- Born: April 3, 1962 (age 64) Lahore, Pakistan
- Occupation: Author

= Jamal J. Elias =

Pakistani-American religious scholar

Jamal J. Elias (born 1962) is a scholar and professor of Religious Studies who currently serves as the Special Advisor to the Provost of Aga Khan University. He has written and lectured widely on the Qur'an, Sufism, poetry and modern society.

Elias was born in Lahore, Pakistan, and attended Burn Hall School, St. Mary's Academy and Aitchison College. He received his BA in Religious Studies from Stanford University, his MA in Turkish Literature, and his PhD in Religious Studies (Islamic Studies) from Yale University in 1991. He has taught at a number of prestigious educational institutions in USA, including Yale University, the University of Pennsylvania, Amherst College, and Brown University, and he has lectured broadly in North and South America, Europe, North Africa and the Middle East, and Asia.

At The Aga Khan University, he researches and teaches on Muslim Civilizations, including Islam and Bioethics, and Media on the Muslim World.

Elias also serves regularly as a consultant on legal and social issues related to the status of Muslims in America. He has provided expert testimony on cases related to freedom of religion and expression, anti-Muslim bias, workers rights, immigration and asylum, and child custody. He was called on to write to the Administrative Review Boards held at the Guantanamo Bay detainment camps. The Boards were authorized to recommend whether Guantanamo captives should continue to be held in extrajudicial detention. One of the justifications offered for the continued detention of over three dozen of the Guantanamo captives was that they had participated in the activities of a Pakistani Islamic missionary group named Tablighi Jamaat. Elias wrote at the time that this was a peaceful group, and that, in particular, one of the tenets of the movement was that participation on a Tabligh mission was a valid substitute for participation in Jihad.

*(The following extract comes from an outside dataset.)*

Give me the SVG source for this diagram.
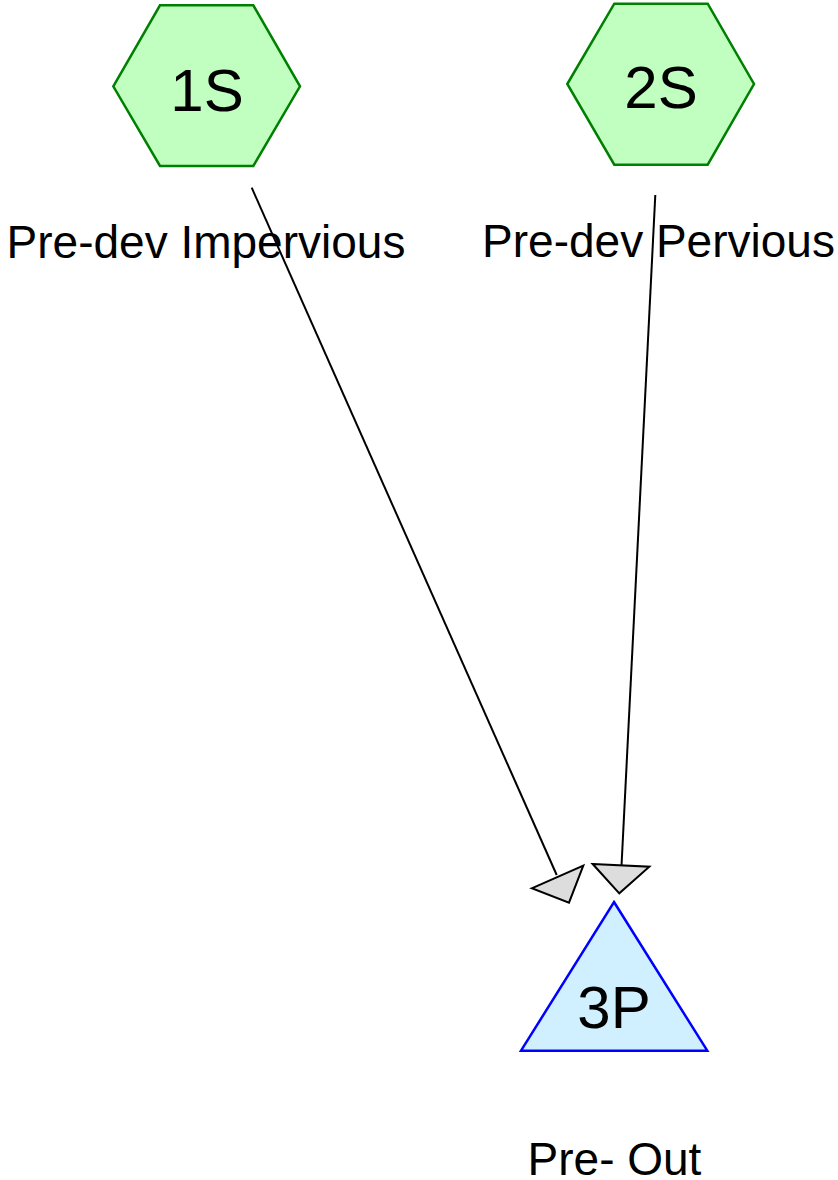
<svg xmlns="http://www.w3.org/2000/svg" width="838" height="1180" viewBox="0 0 838 1180">
<style>
.hex{fill:#c0ffc0;stroke:#008000;stroke-width:2.5}
.tri{fill:#d0f0ff;stroke:#0000ff;stroke-width:2.5}
.lbl{font-family:"Liberation Sans",Arial,sans-serif;fill:#000;text-anchor:middle}
.big{font-size:60px}
.small{font-size:46px}
.edge{stroke:#000;stroke-width:2;fill:none}
.head{fill:#dddddd;stroke:#000;stroke-width:2;stroke-linejoin:miter}
</style>
<rect width="838" height="1180" fill="#fff"/>
<g id="connectors">
<line class="edge" x1="251.7" y1="187.7" x2="556.7" y2="875"/>
<polygon class="head" points="531.7,888.3 583.3,865.7 569,902.7"/>
<line class="edge" x1="655.3" y1="195" x2="621.5" y2="866"/>
<polygon class="head" points="592.7,864 649.3,866.7 619.3,893.3"/>
</g>
<g id="node-1S">
<polygon class="hex" points="113.3,86.3 160,5.3 253.3,5.3 300,86.3 253.3,166 160,166"/>
<text class="lbl big" x="207" y="111">1S</text>
<text class="lbl small" x="206" y="257.5">Pre-dev Impervious</text>
</g>
<g id="node-2S">
<polygon class="hex" points="567.3,84 614.3,3.7 707.7,3.7 754,84 707.7,164.7 614.3,164.7"/>
<text class="lbl big" x="661" y="108.3">2S</text>
<text class="lbl small" x="658.5" y="256.5">Pre-dev Pervious</text>
</g>
<g id="node-3P">
<polygon class="tri" points="614,902 707.3,1050.7 521,1050.7"/>
<text class="lbl big" x="614" y="1028.3">3P</text>
<text class="lbl small" x="614.5" y="1175">Pre- Out</text>
</g>
</svg>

Elias is also a photographer who has held a number of solo and group exhibitions in the United States. He also researches Pakistani truck art; he has written widely on the subject.

==Selected bibliography==

- The Throne Carrier of God: The Life and Thought of 'Alā' ad-Dawla as-Simnānī. Albany: State University of New York Press, 1995.
- Death before Dying: The Sufi Poems of Sultan Bahu. Berkeley: University of California Press, 1998.
- Islam. Upper Saddle River, NJ: Prentice-Hall, 1999.
- On Wings of Diesel: Trucks, Identity, and Culture in Pakistan. Oxford: Oneworld Publications, 2011.
- Aisha's Cushion: Religious Art, Perception and Practice in Islam. Cambridge: Harvard University Press, 2012.
- Alef is for Allah: Childhood, Emotion, and Visual Culture in Islamic Societies. Berkeley: University of California Press, 2018.
- After Rumi: The Mevlevis and Their World: Cambridge: Harvard University Press, 2025.